I believe the electric field is the one to fish for; not the magnetic field.

Another consideration is to know if the 3 phase transmission line is Y with grounded center or not; or delta; which I do not know what is typically used in such transmission lines and its effect on a 'tuned receiver if there is no ground. Then a 'dipole?' -2 barbed wire fences would be more convenient? But the wavelenght at 60 Hz is thousands of Kilometers, so cannot see the dipole approach being any promising...

Miguel

[rshayes]

A three phase system does not generate a tripled frequency. The sum of three sine waves of the same frequency is a single sine wave of that frequency. The amplitude and phase of the resultant sine wave will probably not match any of the three original sine waves.

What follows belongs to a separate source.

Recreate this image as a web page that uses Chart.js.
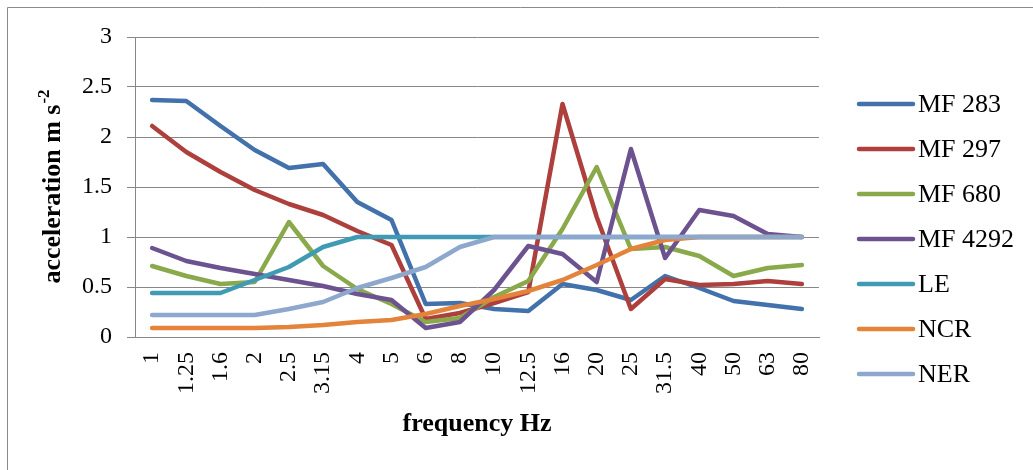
<!DOCTYPE html>
<html>
<head>
<meta charset="utf-8">
<script src="https://cdn.jsdelivr.net/npm/chart.js@4"></script>
<style>
  html, body { margin: 0; padding: 0; background: #ffffff; }
  #wrap { width: 1033px; height: 470px; position: relative; }
</style>
</head>
<body>
<div id="wrap"><canvas id="chart" width="1033" height="470"></canvas></div>
<script>
// one-third-octave band centre frequencies (Hz)
const frequencies = ['1', '1.25', '1.6', '2', '2.5', '3.15', '4', '5', '6', '8',
                     '10', '12.5', '16', '20', '25', '31.5', '40', '50', '63', '80'];

// acceleration (m s-2) per band
const mf283  = [2.37, 2.36, 2.11, 1.87, 1.69, 1.73, 1.35, 1.17, 0.33, 0.34, 0.28, 0.26, 0.53, 0.47, 0.37, 0.61, 0.49, 0.36, 0.32, 0.28];
const mf297  = [2.11, 1.85, 1.65, 1.47, 1.33, 1.22, 1.06, 0.92, 0.18, 0.24, 0.34, 0.45, 2.33, 1.20, 0.28, 0.58, 0.52, 0.53, 0.56, 0.53];
const mf680  = [0.71, 0.61, 0.53, 0.55, 1.15, 0.71, 0.48, 0.33, 0.15, 0.19, 0.40, 0.56, 1.08, 1.70, 0.88, 0.90, 0.81, 0.61, 0.69, 0.72];
const mf4292 = [0.89, 0.76, 0.69, 0.63, 0.57, 0.51, 0.43, 0.37, 0.09, 0.15, 0.47, 0.91, 0.83, 0.55, 1.88, 0.79, 1.27, 1.21, 1.03, 1.00];
const le     = [0.44, 0.44, 0.44, 0.57, 0.70, 0.90, 1.00, 1.00, 1.00, 1.00, 1.00, 1.00, 1.00, 1.00, 1.00, 1.00, 1.00, 1.00, 1.00, 1.00];
const ncr    = [0.09, 0.09, 0.09, 0.09, 0.10, 0.12, 0.15, 0.17, 0.23, 0.31, 0.38, 0.46, 0.57, 0.72, 0.88, 0.97, 1.00, 1.00, 1.00, 1.00];
const ner    = [0.22, 0.22, 0.22, 0.22, 0.28, 0.35, 0.49, 0.59, 0.70, 0.90, 1.00, 1.00, 1.00, 1.00, 1.00, 1.00, 1.00, 1.00, 1.00, 1.00];

const seriesNames  = ['MF 283', 'MF 297', 'MF 680', 'MF 4292', 'LE', 'NCR', 'NER'];
const seriesValues = [mf283, mf297, mf680, mf4292, le, ncr, ner];
const seriesColors = ['#4271ab', '#ad403d', '#89a94b', '#6c5390', '#3f9bb4', '#e4833a', '#8ea8cd'];

const yTicks = { min: 0, max: 3, step: 0.5 };

const SERIF = '"Liberation Serif", "Times New Roman", serif';
const GRID = '#878787';

const datasets = seriesNames.map((name, i) => ({
  label: name,
  data: seriesValues[i],
  borderColor: seriesColors[i],
  backgroundColor: seriesColors[i],
  borderWidth: 4.5,
  borderCapStyle: 'round',
  borderJoinStyle: 'round',
  pointRadius: 0,
  pointHoverRadius: 0,
  tension: 0,
  fill: false,
  // later series are painted over earlier ones
  order: seriesNames.length - i
}));

// frame, axis titles and the series key
const decorations = {
  id: 'decorations',
  beforeDraw(chart) {
    const ctx = chart.ctx;
    ctx.save();
    ctx.fillStyle = '#ffffff';
    ctx.fillRect(0, 0, chart.width, chart.height);
    ctx.strokeStyle = '#8a8a8a';
    ctx.lineWidth = 1;
    ctx.beginPath();
    ctx.moveTo(7.5, chart.height);
    ctx.lineTo(7.5, 7.5);
    ctx.lineTo(chart.width, 7.5);
    ctx.stroke();
    ctx.restore();
  },
  afterDraw(chart) {
    const ctx = chart.ctx;
    const area = chart.chartArea;
    ctx.save();
    ctx.fillStyle = '#000000';

    // x title
    ctx.font = 'bold 26px ' + SERIF;
    ctx.textAlign = 'center';
    ctx.textBaseline = 'middle';
    ctx.fillText('frequency Hz', (area.left + area.right) / 2, 424);

    // y title with superscript unit exponent
    const main = 'acceleration m s';
    const sup = '-2';
    ctx.translate(53, (area.top + area.bottom) / 2);
    ctx.rotate(-Math.PI / 2);
    ctx.font = 'bold 26px ' + SERIF;
    const w1 = ctx.measureText(main).width;
    ctx.font = 'bold 17px ' + SERIF;
    const w2 = ctx.measureText(sup).width;
    const x0 = -(w1 + w2) / 2;
    ctx.textAlign = 'left';
    ctx.textBaseline = 'middle';
    ctx.font = 'bold 26px ' + SERIF;
    ctx.fillText(main, x0, 0);
    ctx.font = 'bold 17px ' + SERIF;
    ctx.fillText(sup, x0 + w1 + 1, -8);
    ctx.setTransform(1, 0, 0, 1, 0, 0);

    // series key
    ctx.font = '26px ' + SERIF;
    ctx.textAlign = 'left';
    ctx.textBaseline = 'middle';
    chart.data.datasets.forEach((ds, i) => {
      const y = 104 + 45 * i;
      ctx.strokeStyle = ds.borderColor;
      ctx.lineWidth = 4.5;
      ctx.lineCap = 'round';
      ctx.beginPath();
      ctx.moveTo(859, y);
      ctx.lineTo(913, y);
      ctx.stroke();
      ctx.fillStyle = '#000000';
      ctx.fillText(ds.label, 918, y + 1);
    });
    ctx.restore();
  }
};

new Chart(document.getElementById('chart'), {
  type: 'line',
  data: { labels: frequencies, datasets },
  options: {
    responsive: false,
    animation: false,
    devicePixelRatio: 1,
    layout: { padding: { top: 37, right: 214, bottom: 0, left: 0 } },
    plugins: {
      legend: { display: false },
      tooltip: { enabled: false },
      title: { display: false }
    },
    scales: {
      x: {
        type: 'category',
        offset: true,
        grid: { display: false, drawTicks: false },
        border: { display: true, color: GRID, width: 1 },
        ticks: {
          color: '#000000',
          font: { family: SERIF, size: 24 },
          minRotation: 90,
          maxRotation: 90,
          autoSkip: false,
          padding: 15
        },
        afterFit(scale) { scale.height = 470 - 337; }
      },
      y: {
        min: yTicks.min,
        max: yTicks.max,
        grid: { color: GRID, lineWidth: 1, drawTicks: true, tickLength: 8, tickColor: GRID },
        border: { display: true, color: GRID, width: 1 },
        ticks: {
          stepSize: yTicks.step,
          color: '#000000',
          font: { family: SERIF, size: 24 },
          padding: 15,
          callback: (v) => String(Math.round(v * 10) / 10)
        },
        afterFit(scale) { scale.width = 135; }
      }
    }
  },
  plugins: [decorations]
});
</script>
</body>
</html>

The energy available at the ground level will probably be quite low, otherwise it wouuld increase the power loss in the transmission line. Moist soil is moderately conductive.

A wire of reasonable length that is not connected to ground will be sensitive to the electrostatic field. The open circuit voltage could be estimated by considering the capacitance of the wire to the power line conductors relative to the capacitance to ground. This will be a high impedance source, which will drop rapidly in voltage when a load is applied.

A closed loop could be used to couple to the magnetic field, but again, there will probably be little power available at ground level.